When a couple decides to get divorced, issues of alimony often arise during divorce negotiations and need to be addressed appropriately. In a recent report by the U.S. Census Bureau, nearly 243,000 people received spousal support payments in 2016, of which 98% were women. If you are considering filing for divorce and would like to understand your options regarding spousal maintenance, it is critical that you consult with an experienced Kansas family law attorney for reliable legal guidance.
At Cornerstone Law, LLC, I am committed to offering comprehensive legal services and reliable guidance in matters of divorce and spousal support. As your legal counsel, I can review the unique details of your situation and help you understand all available legal options. Whether you are trying to establish spousal support arrangements or modify an existing alimony agreement, I can offer you the experienced legal counsel and advocacy you need.

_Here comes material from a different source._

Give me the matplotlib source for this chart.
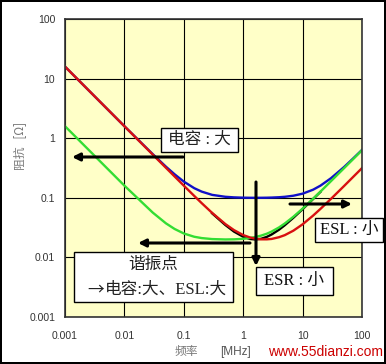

My firm, Cornerstone Law, LLC, is proud to serve clients throughout Newton, Kansas, and the surrounding communities of Hillsboro, Wichita, Hutchinson, Harvey, Marion, and McPherson.
Alimony Laws in Kansas
Alimony, often referred to as spousal maintenance, can be described as a court-ordered payment made by the higher-wage earning spouse to the lower or non-wage-earning spouse during the divorce process or for a period after the divorce has been finalized. There are three types of alimony in Kansas:
Kansas courts may order temporary alimony if one spouse earns more than the other spouse and can afford spousal support payments. Temporary alimony is to allow the lower-wage earner to meet financial obligations during the divorce. It ends immediately after the divorce is finalized.
Short-term support or rehabilitative alimony may be awarded to a spouse who has the potential to become self-supporting or financially independent, but needs financial assistance and time to learn a skill, finish their education, or find a job.
Kansas courts may award long-term support if the court believes that is the only way for the spouse to survive after the divorce. Long-term support is rare and ends when the recipient remarries, or the paying spouse dies.